Yes I guess so... remember the tennis player Michael Chang? haha
56. The furniture in your house never matches the wallpaper, the carpet, the decorations, or any of the rest of the furniture.
Actually my mum had ok taste...
57. You have rocks, sticks, leaves, and strange-smelling, unknown substances in your pantry for use as medicine. One too many trips to the Chinatown accupuncurist.
Yes... once had to look for these weird bugs for a herbal drink for my mum. *shiver*
58. You own a rice cooker or two. Well duh!
Don't white ppl have them too now?
59. You buy soy sauce by the gallon. Yaaay for Daie!
nah mum still buys bottles...
60. Your family owns butcher knives bigger than your head. These scare me.
61. Your parents tell you about how long it took for them to get to school, despite how horrible the weather was in their native country, and how much they still appreciated going.

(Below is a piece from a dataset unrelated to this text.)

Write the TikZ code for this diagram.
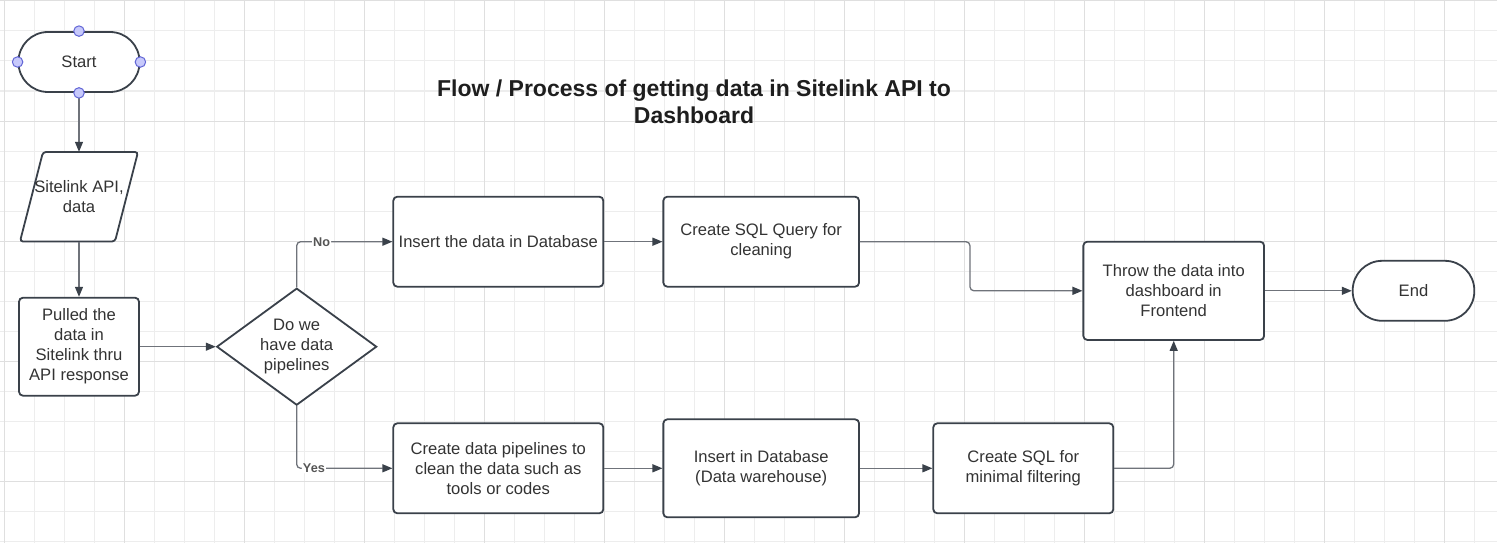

(*PULLS HAIR OUT*)<---- lol yeah they do... had to walk until they had blisters on their feet etc.
62. Your parents buy you clothes and shoes many sizes too big so you can"grow into it" and wear it for years to come.
Nope i only got handmedowns since i was the youngest.
Oh is that all... man that was stupid... if u read all this then u're very sad... lol j'k... just as bored as I was i spose!